Records excerpted from a collection
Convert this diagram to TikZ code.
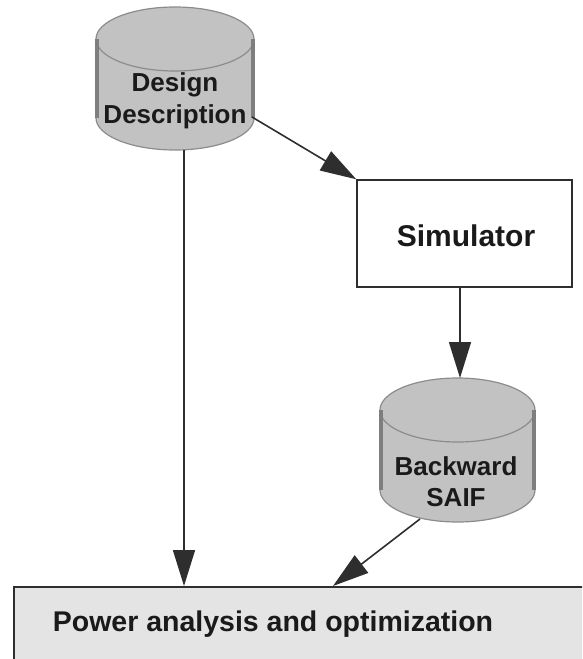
\documentclass[tikz,border=0pt]{standalone}
\usepackage{fontspec}
\setmainfont{Liberation Sans}
\usetikzlibrary{arrows.meta}
\definecolor{cylfill}{HTML}{C2C2C2}
\definecolor{cylline}{HTML}{8C8C8C}
\definecolor{cylside}{HTML}{7E7E7E}
\definecolor{boxfill}{HTML}{E4E4E4}
\definecolor{ink}{HTML}{1A1A1A}
\definecolor{wire}{HTML}{2E2E2E}
\tikzset{
  label text/.style={text=ink, font=\bfseries, align=center, inner sep=0pt},
  flow/.style={draw=wire, line width=1.6pt, -{Triangle[length=36pt,width=22pt]}},
  plainbox/.style={draw=wire, line width=1.4pt, fill=white},
}
% database cylinder: centre x, half width, top-ellipse centre y, side bottom y, ellipse radius y
\newcommand{\dbcyl}[5]{%
  \fill[cylfill] (#1-#2,#3) -- (#1-#2,#4) arc[start angle=180,end angle=360,x radius=#2,y radius=-#5]
    -- (#1+#2,#3) arc[start angle=0,end angle=180,x radius=#2,y radius=-#5] -- cycle;
  \draw[cylline, line width=1.2pt] (#1-#2,#4) arc[start angle=180,end angle=360,x radius=#2,y radius=-#5];
  \draw[cylline, line width=1.2pt] (#1,#3) ellipse[x radius=#2,y radius=#5];
  \draw[cylside, line width=3.5pt] (#1-#2+1.2,#3) -- (#1-#2+1.2,#4);
  \draw[cylside, line width=3.5pt] (#1+#2-1.2,#3) -- (#1+#2-1.2,#4);
}
\begin{document}
\begin{tikzpicture}[x=1pt,y=-1pt]
  \clip (0,0) rectangle (582,659);
  \useasboundingbox (0,0) rectangle (582,659);

  % design description store
  \dbcyl{175}{79}{39}{118}{32}
  \node[label text, font=\fontsize{26}{32}\selectfont\bfseries] (design) at (175,101) {Design\\Description};
  \coordinate (designout) at (252,117);
  \coordinate (designdown) at (184,150);

  % simulator
  \node[plainbox, minimum width=215pt, minimum height=107pt, inner sep=0pt] (sim) at (464.5,233.5) {};
  \node[label text, font=\fontsize{30}{36}\selectfont\bfseries] (simtext) at (466,236) {Simulator};

  % backward SAIF store
  \dbcyl{457.5}{77.5}{410}{490}{32}
  \node[label text, font=\fontsize{26}{31}\selectfont\bfseries] (saif) at (456,482) {Backward\\SAIF};
  \coordinate (saiftop) at (460,378);
  \coordinate (saifout) at (420,519);

  % power analysis box
  \node[draw=wire, line width=1.6pt, fill=boxfill, minimum width=640pt, minimum height=160pt, anchor=north west, inner sep=0pt] (power) at (13,586) {};
  \node[label text, font=\fontsize{28.5}{34}\selectfont\bfseries] (powertext) at (273,624) {Power analysis and optimization};
  \coordinate (powerin1) at (184,586);
  \coordinate (powerin2) at (333,586);

  % connectors
  \draw[flow] (designout) -- (sim.north west);
  \draw[flow] (sim.south -| saiftop) -- (saiftop);
  \draw[flow] (designdown) -- (powerin1);
  \draw[flow] (saifout) -- (powerin2);
\end{tikzpicture}
\end{document}
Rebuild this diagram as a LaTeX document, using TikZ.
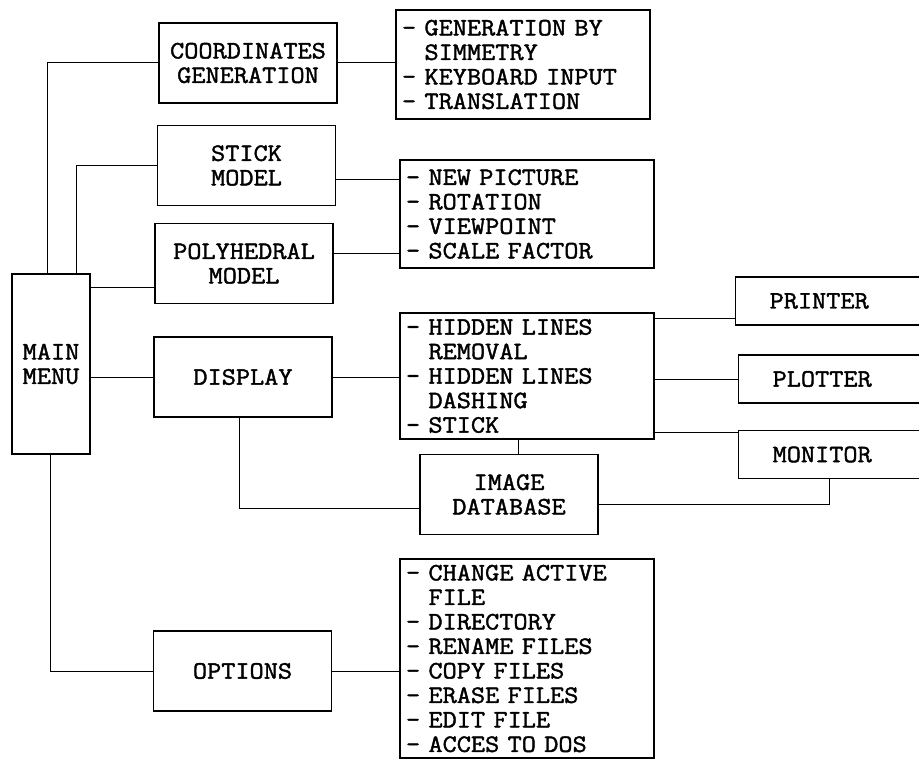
\documentclass[tikz,border=0pt]{standalone}
\usepackage{fontspec}
\newfontfamily\scanfont{Latin Modern Mono}[FakeStretch=1.1,FakeBold=1.6]
\usetikzlibrary{calc}
\newcommand\contline{\hphantom{- }}

\begin{document}
\begin{tikzpicture}[x=1pt,y=-1pt,line width=1pt,
  every node/.style={draw,line width=1.2pt,font=\scanfont\fontsize{25}{24.5}\selectfont},
  menubox/.style={align=center,minimum width=178pt,minimum height=80pt},
  listbox/.style={align=left,text width=242pt,inner xsep=6pt},
  outbox/.style={anchor=west,align=left,text width=120pt,inner xsep=34pt,minimum height=48pt}]
    \useasboundingbox (0,0) rectangle (919,760);
    \node[align=center,minimum width=78pt,minimum height=180pt] (main) at (51,364) {MAIN\\MENU};
    \node[menubox] (coord) at (248,63) {COORDINATES\\GENERATION};
    \node[menubox] (stick) at (246.5,165.5) {STICK\\MODEL};
    \node[menubox] (poly) at (244,263.5) {POLYHEDRAL\\MODEL};
    \node[menubox] (disp) at (243,377) {DISPLAY};
    \node[menubox] (opts) at (242.5,671) {OPTIONS};
    \node[menubox] (imgdb) at (509,494.5) {IMAGE\\DATABASE};
    \node[listbox,minimum height=109pt] (coordlist) at (523,64.5) {- GENERATION BY\\\contline SIMMETRY\\- KEYBOARD INPUT\\- TRANSLATION};
    \node[listbox,minimum height=108pt] (stlist) at (527,214) {- NEW PICTURE\\- ROTATION\\- VIEWPOINT\\- SCALE FACTOR};
    \node[listbox,minimum height=126pt] (dlist) at (527,376) {- HIDDEN LINES\\\contline REMOVAL\\- HIDDEN LINES\\\contline DASHING\\- STICK};
    \node[listbox,minimum height=199pt] (olist) at (527,658.5) {- CHANGE ACTIVE\\\contline FILE\\- DIRECTORY\\- RENAME FILES\\- COPY FILES\\- ERASE FILES\\- EDIT FILE\\- ACCES TO DOS};
    \node[outbox] (printer) at (735,301) {PRINTER};
    \node[outbox] (plotter) at (738,379) {PLOTTER};
    \node[outbox] (monitor) at (738,454.5) {MONITOR};
    \coordinate (polyin) at ([yshift=-24pt]poly.west);
    \coordinate (stickout) at ([yshift=-13.5pt]stick.east);
    \coordinate (polyout) at ([yshift=10.5pt]poly.east);
    \coordinate (printin) at ([yshift=-17pt]printer.west);
    \coordinate (monin) at ([yshift=-3pt]monitor.north west);
    \coordinate (dbin) at ([yshift=-13.5pt]imgdb.west);
    \coordinate (dbout) at ([yshift=-9.5pt]imgdb.east);
    \coordinate (dbtop) at ([xshift=9pt]imgdb.north);
    \draw ([xshift=-4pt]main.north) |- (coord.west);
    \draw ([xshift=25pt]main.north) |- (stick.west);
    \draw (polyin -| main.east) -- (polyin);
    \draw (disp.west -| main.east) -- (disp.west);
    \draw ([xshift=-1pt]main.south) |- (opts.west);
    \draw (coord.east) -- (coord.east -| coordlist.west);
    \draw (stickout) -- (stickout -| stlist.west);
    \draw (polyout) -- (polyout -| stlist.west);
    \draw (disp.east) -- (disp.east -| dlist.west);
    \draw (printin -| dlist.east) -- (printin);
    \draw (plotter.west -| dlist.east) -- (plotter.west);
    \draw (monin -| dlist.east) -- (monin);
    \draw ([xshift=-4pt]disp.south) |- (dbin);
    \draw (dbtop) -- (dbtop |- dlist.south);
    \draw (dbout) -| ([xshift=-3pt]monitor.south);
    \draw (opts.east) -- (opts.east -| olist.west);
  \end{tikzpicture}
\end{document}
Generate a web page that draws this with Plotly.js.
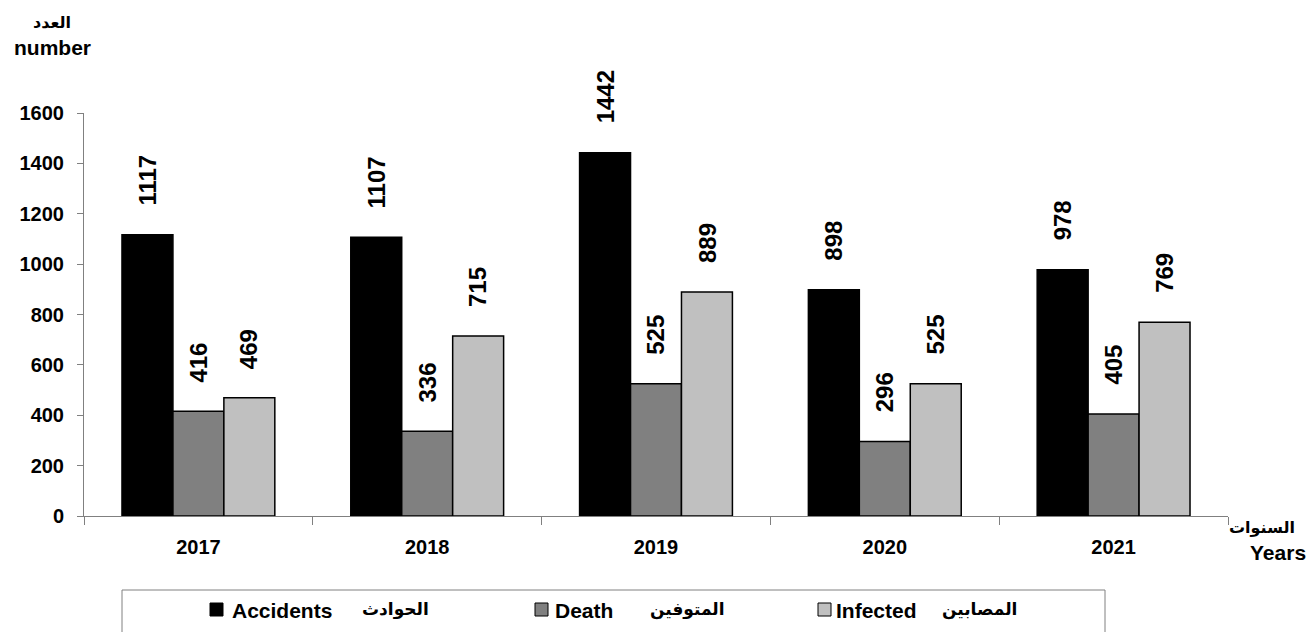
<!DOCTYPE html>
<html>
<head>
<meta charset="utf-8">
<script src="https://cdn.plot.ly/plotly-3.0.1.min.js"></script>
<style>html,body{margin:0;padding:0;background:#fff;}#chart{width:1311px;height:632px;}</style>
</head>
<body>
<div id="chart"></div>
<script>
var years = ['2017', '2018', '2019', '2020', '2021'];
var accidents = [1117, 1107, 1442, 898, 978];
var deaths = [416, 336, 525, 296, 405];
var infected = [469, 715, 889, 525, 769];
var seriesNamesEn = ['Accidents', 'Death', 'Infected'];
var seriesNamesAr = ['الحوادث', 'المتوفين', 'المصابين'];
var yTicks = [0, 200, 400, 600, 800, 1000, 1200, 1400, 1600];

var colors = ['#000000', '#808080', '#c0c0c0'];
var FONT = 'Liberation Sans, Arial, DejaVu Sans, sans-serif';
var W = 1311, H = 632, ML = 84, MR = 83, MT = 113, MB = 116;
var PW = W - ML - MR, PH = H - MT - MB;
function px(x) { return (x - ML) / PW; }
function py(y) { return (H - MB - y) / PH; }

var allSeries = [accidents, deaths, infected];
var traces = allSeries.map(function (vals, i) {
  return {
    type: 'bar', x: years, y: vals, name: seriesNamesEn[i],
    marker: {color: colors[i], line: {color: '#000', width: 1.5}},
    hoverinfo: 'x+y', showlegend: false
  };
});

var bargap = 0.332;
var barPx = PW / years.length * (1 - bargap) / 3;
var annotations = [];
allSeries.forEach(function (vals, i) {
  vals.forEach(function (v, j) {
    annotations.push({
      x: j, y: v, xref: 'x', yref: 'y', text: '<b>' + v + '</b>',
      showarrow: false, textangle: -90, xanchor: 'center', yanchor: 'bottom',
      xshift: (i - 1) * barPx, yshift: 27,
      font: {family: FONT, size: 24, color: '#000'}
    });
  });
});

// axis titles
annotations.push({xref: 'paper', yref: 'paper', x: px(52), y: py(23), text: '<b>العدد</b>', showarrow: false, xanchor: 'center', yanchor: 'middle', font: {family: FONT, size: 16, color: '#000'}});
annotations.push({xref: 'paper', yref: 'paper', x: px(52), y: py(48), text: '<b>number</b>', showarrow: false, xanchor: 'center', yanchor: 'middle', font: {family: FONT, size: 21, color: '#000'}});
annotations.push({xref: 'paper', yref: 'paper', x: px(1262), y: py(528), text: '<b>السنوات</b>', showarrow: false, xanchor: 'center', yanchor: 'middle', font: {family: FONT, size: 16, color: '#000'}});
annotations.push({xref: 'paper', yref: 'paper', x: px(1278), y: py(552), text: '<b>Years</b>', showarrow: false, xanchor: 'center', yanchor: 'middle', font: {family: FONT, size: 21, color: '#000'}});

// legend (drawn manually)
var legSq = [210, 535, 818];
var legTextEn = [230, 553, 834];
var legTextAr = [360, 648, 940];
var shapes = [{type: 'rect', xref: 'paper', yref: 'paper', x0: px(122), x1: px(1105), y0: py(590), y1: py(660),
  line: {color: '#808080', width: 1}, fillcolor: 'rgba(0,0,0,0)'}];
for (var k = 0; k < 3; k++) {
  shapes.push({type: 'rect', xref: 'paper', yref: 'paper', x0: px(legSq[k]), x1: px(legSq[k] + 13), y0: py(603), y1: py(616),
    line: {color: '#000', width: 1}, fillcolor: colors[k]});
  annotations.push({xref: 'paper', yref: 'paper', x: px(legTextEn[k]), y: py(610), text: '<b>' + seriesNamesEn[k] + '</b>', showarrow: false, xanchor: 'left', yanchor: 'middle', font: {family: FONT, size: 21, color: '#000'}});
  annotations.push({xref: 'paper', yref: 'paper', x: px(legTextAr[k]), y: py(610), text: '<b>' + seriesNamesAr[k] + '</b>', showarrow: false, xanchor: 'left', yanchor: 'middle', font: {family: FONT, size: 17, color: '#000'}});
}

var layout = {
  width: W, height: H,
  margin: {l: ML, r: MR, t: MT, b: MB, pad: 0},
  paper_bgcolor: '#fff', plot_bgcolor: '#fff',
  barmode: 'group', bargap: bargap, bargroupgap: 0,
  font: {family: FONT, color: '#000'},
  xaxis: {
    type: 'category', showgrid: false, zeroline: false,
    showline: true, linecolor: '#808080', linewidth: 1,
    ticks: 'outside', tickson: 'boundaries', ticklen: 8, tickcolor: '#808080',
    tickfont: {family: FONT, size: 20, color: '#000', weight: 'bold'},
    ticklabelstandoff: 13,
    range: [-0.5, years.length - 0.5], fixedrange: true
  },
  yaxis: {
    range: [0, 1600], tickvals: yTicks, ticktext: yTicks.map(String),
    showgrid: false, zeroline: false,
    showline: true, linecolor: '#808080', linewidth: 1,
    ticks: 'outside', ticklen: 6, tickcolor: '#808080',
    tickfont: {family: FONT, size: 20, color: '#000', weight: 'bold'},
    ticklabelstandoff: 9, fixedrange: true
  },
  annotations: annotations, shapes: shapes, showlegend: false
};

Plotly.newPlot('chart', traces, layout, {displayModeBar: false, staticPlot: true});
</script>
</body>
</html>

*Aim*: Transcribe exactly, please, the lines between the start of the records above and the line holding "(saifout) at (420,519);", counting both of those lines and omitting pictures.

*Task solution*:
Convert this diagram to TikZ code.
\documentclass[tikz,border=0pt]{standalone}
\usepackage{fontspec}
\setmainfont{Liberation Sans}
\usetikzlibrary{arrows.meta}
\definecolor{cylfill}{HTML}{C2C2C2}
\definecolor{cylline}{HTML}{8C8C8C}
\definecolor{cylside}{HTML}{7E7E7E}
\definecolor{boxfill}{HTML}{E4E4E4}
\definecolor{ink}{HTML}{1A1A1A}
\definecolor{wire}{HTML}{2E2E2E}
\tikzset{
  label text/.style={text=ink, font=\bfseries, align=center, inner sep=0pt},
  flow/.style={draw=wire, line width=1.6pt, -{Triangle[length=36pt,width=22pt]}},
  plainbox/.style={draw=wire, line width=1.4pt, fill=white},
}
% database cylinder: centre x, half width, top-ellipse centre y, side bottom y, ellipse radius y
\newcommand{\dbcyl}[5]{%
  \fill[cylfill] (#1-#2,#3) -- (#1-#2,#4) arc[start angle=180,end angle=360,x radius=#2,y radius=-#5]
    -- (#1+#2,#3) arc[start angle=0,end angle=180,x radius=#2,y radius=-#5] -- cycle;
  \draw[cylline, line width=1.2pt] (#1-#2,#4) arc[start angle=180,end angle=360,x radius=#2,y radius=-#5];
  \draw[cylline, line width=1.2pt] (#1,#3) ellipse[x radius=#2,y radius=#5];
  \draw[cylside, line width=3.5pt] (#1-#2+1.2,#3) -- (#1-#2+1.2,#4);
  \draw[cylside, line width=3.5pt] (#1+#2-1.2,#3) -- (#1+#2-1.2,#4);
}
\begin{document}
\begin{tikzpicture}[x=1pt,y=-1pt]
  \clip (0,0) rectangle (582,659);
  \useasboundingbox (0,0) rectangle (582,659);

  % design description store
  \dbcyl{175}{79}{39}{118}{32}
  \node[label text, font=\fontsize{26}{32}\selectfont\bfseries] (design) at (175,101) {Design\\Description};
  \coordinate (designout) at (252,117);
  \coordinate (designdown) at (184,150);

  % simulator
  \node[plainbox, minimum width=215pt, minimum height=107pt, inner sep=0pt] (sim) at (464.5,233.5) {};
  \node[label text, font=\fontsize{30}{36}\selectfont\bfseries] (simtext) at (466,236) {Simulator};

  % backward SAIF store
  \dbcyl{457.5}{77.5}{410}{490}{32}
  \node[label text, font=\fontsize{26}{31}\selectfont\bfseries] (saif) at (456,482) {Backward\\SAIF};
  \coordinate (saiftop) at (460,378);
  \coordinate (saifout) at (420,519);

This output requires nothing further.